To be clear: he doesn't seem like a hardcore culture war reactionary dude. He's not out here openly posting hate speech, and he's not overtly evil in the various ways YouTube video game people can be. It's not like IGN gave a platform to The Quartering or something, and I don't want this rant to be conflated with that sort of thing.
Instead, giving Legarie a platform sucks in a much more quiet, passive, insidious way. He makes bad arguments designed to stoke outrage based on his shitty, incurious worldview and then takes no responsibility for it.
And I recommend reading the whole thing.
I also think it's connected, if only in a tangential, "just something in the air lately" kind of way, to a short exchange I had yesterday. Someone linked a video from youtuber Luckyy 10P, who (like many in the Destiny 2 community — or at least many Destiny 2 youtubers — seem to be) is mad that the latest "State of the Game" post from Bungie didn't promise "enough" new PvP content and said things like "we haven't produced as many new themed armor sets as you want because that's pretty time consuming". Mr. 10P (who to the best of my knowledge has no game development experience himself) cited a 2017 GDC talk by a Bungie artist showing how they can use a modular modeling system to build out a full set of armor in about 20 minutes, and asserted that this "proves" the SotG's claim about new themed armor sets taking a lot of work was a lie.

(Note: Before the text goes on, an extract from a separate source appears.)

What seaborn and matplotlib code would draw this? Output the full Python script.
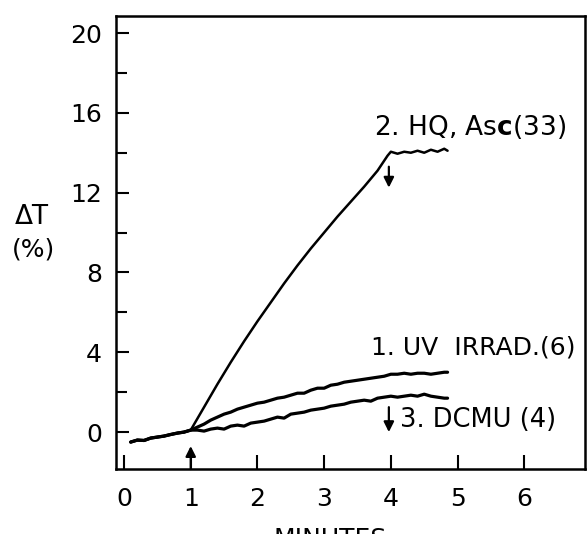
import numpy as np
import pandas as pd
import matplotlib
matplotlib.use('Agg')
import matplotlib.pyplot as plt
import seaborn as sns

# shared dark baseline before the addition at 1 min
t_base = [0.1, 0.2, 0.3, 0.4, 0.5, 0.6, 0.7, 0.8, 0.9]
y_base = [-0.5, -0.4, -0.42, -0.3, -0.25, -0.2, -0.12, -0.05, 0.0]

# trace 2: HQ, Asc
t_hq = [1.0, 1.2, 1.4, 1.6, 1.8, 2.0, 2.2, 2.4, 2.6, 2.8, 3.0, 3.2, 3.4, 3.6, 3.8, 3.95,
        4.0, 4.1, 4.2, 4.3, 4.4, 4.5, 4.6, 4.7, 4.8, 4.85]
y_hq = [0.1, 1.25, 2.4, 3.5, 4.55, 5.55, 6.5, 7.45, 8.35, 9.2, 10.0, 10.8, 11.55, 12.3, 13.1, 13.85,
        14.05, 13.95, 14.05, 14.0, 14.1, 14.0, 14.15, 14.05, 14.2, 14.1]

# trace 1: UV irradiated
t_uv = [1.0, 1.1, 1.2, 1.3, 1.4, 1.5, 1.6, 1.7, 1.8, 1.9, 2.0, 2.1, 2.2, 2.3, 2.4, 2.5,
        2.6, 2.7, 2.8, 2.9, 3.0, 3.1, 3.2, 3.3, 3.4, 3.5, 3.6, 3.7, 3.8, 3.9, 4.0, 4.1,
        4.2, 4.3, 4.4, 4.5, 4.6, 4.7, 4.8, 4.85]
y_uv = [0.1, 0.25, 0.4, 0.6, 0.75, 0.9, 1.0, 1.15, 1.25, 1.35, 1.45, 1.5, 1.6, 1.7, 1.75, 1.85,
        1.95, 1.95, 2.1, 2.2, 2.2, 2.35, 2.4, 2.5, 2.55, 2.6, 2.65, 2.7, 2.75, 2.8, 2.9, 2.9,
        2.95, 2.9, 2.95, 2.95, 2.9, 2.95, 3.0, 3.0]

# trace 3: DCMU
t_dcmu = t_uv
y_dcmu = [0.1, 0.1, 0.05, 0.15, 0.2, 0.15, 0.3, 0.35, 0.3, 0.45, 0.5, 0.55, 0.65, 0.75, 0.7, 0.9,
          0.95, 1.0, 1.1, 1.15, 1.2, 1.3, 1.35, 1.4, 1.5, 1.55, 1.6, 1.55, 1.7, 1.75, 1.8, 1.75,
          1.8, 1.85, 1.8, 1.9, 1.8, 1.75, 1.7, 1.7]

frames = []
for name, t, y in [('hq', t_hq, y_hq), ('uv', t_uv, y_uv), ('dcmu', t_dcmu, y_dcmu)]:
    frames.append(pd.DataFrame({'minutes': t_base + t, 'dT': y_base + y, 'trace': name}))
df = pd.concat(frames, ignore_index=True)

sns.set_style('ticks')
plt.rcParams['font.family'] = ['DejaVu Sans']
plt.rcParams['mathtext.fontset'] = 'dejavusans'
plt.rcParams['text.color'] = 'black'

fig = plt.figure(figsize=(5.87, 5.34), dpi=100)
ax = fig.add_axes([0.1976, 0.1217, 0.799, 0.849])

sns.lineplot(data=df[df.trace == 'hq'], x='minutes', y='dT', color='black',
             sort=False, estimator=None, lw=1.8, ax=ax)
sns.lineplot(data=df[df.trace != 'hq'], x='minutes', y='dT', hue='trace', units='trace',
             estimator=None, palette=['black', 'black'], sort=False, legend=False, lw=2.3, ax=ax)

ax.set_xlim(-0.12, 6.91)
ax.set_ylim(-1.85, 20.87)
ax.set_xticks(range(0, 7))
ax.set_yticks([0, 4, 8, 12, 16, 20])
ax.set_yticks([2, 6, 10, 14, 18], minor=True)
ax.tick_params(axis='both', which='both', direction='in', width=1.5, labelsize=18,
               color='black', labelcolor='black')
ax.tick_params(axis='y', which='major', length=9, pad=10)
ax.tick_params(axis='y', which='minor', length=8)
ax.tick_params(axis='x', which='major', length=10, pad=13)
for s in ax.spines.values():
    s.set_linewidth(1.8)
    s.set_color('black')
ax.set_xlabel('')
ax.set_ylabel('')

ax.text(5.19, 15.3, r'2. HQ, As$\mathbf{c}$(33)', fontsize=19, ha='center', va='center')
ax.text(5.23, 4.26, '1. UV  IRRAD.(6)', fontsize=18, ha='center', va='center')
ax.text(5.3, 0.6, '3. DCMU (4)', fontsize=18.5, ha='center', va='center')

arrow = dict(arrowstyle='-|>', color='black', lw=1.6, mutation_scale=15, shrinkA=0, shrinkB=0)
ax.annotate('', xy=(1.0, -0.7), xytext=(1.0, -1.85), arrowprops=arrow)
ax.annotate('', xy=(3.97, 12.25), xytext=(3.97, 13.3), arrowprops=arrow)
ax.annotate('', xy=(3.97, 0.0), xytext=(3.97, 1.25), arrowprops=arrow)

fig.text(0.055, 0.594, 'ΔT', fontsize=19, ha='center', va='center')
fig.text(0.057, 0.532, '(%)', fontsize=18, ha='center', va='center')
fig.text(0.562, 0.013, 'MINUTES', fontsize=18, ha='center', va='top')

fig.savefig('out.png', dpi=100)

It didn't appear to occur to Mr. 10P that a person might be able to type upwards of 75 words a minute, but it would still legitimately take them considerably longer than a couple days of work to write a novel.
On the other hand, it does seem to me that if I were a professional game developer and had the opportunity to give a technical talk at a professional conference, I wouldn't enjoy having to guess ahead of time whether years in the future some youtuber might slap a clickbait gotcha headline on the decontextualized recording and stoke outrage and potential harassment from their viewership by claiming it showed that I and my colleagues are just a bunch of lazy scammers.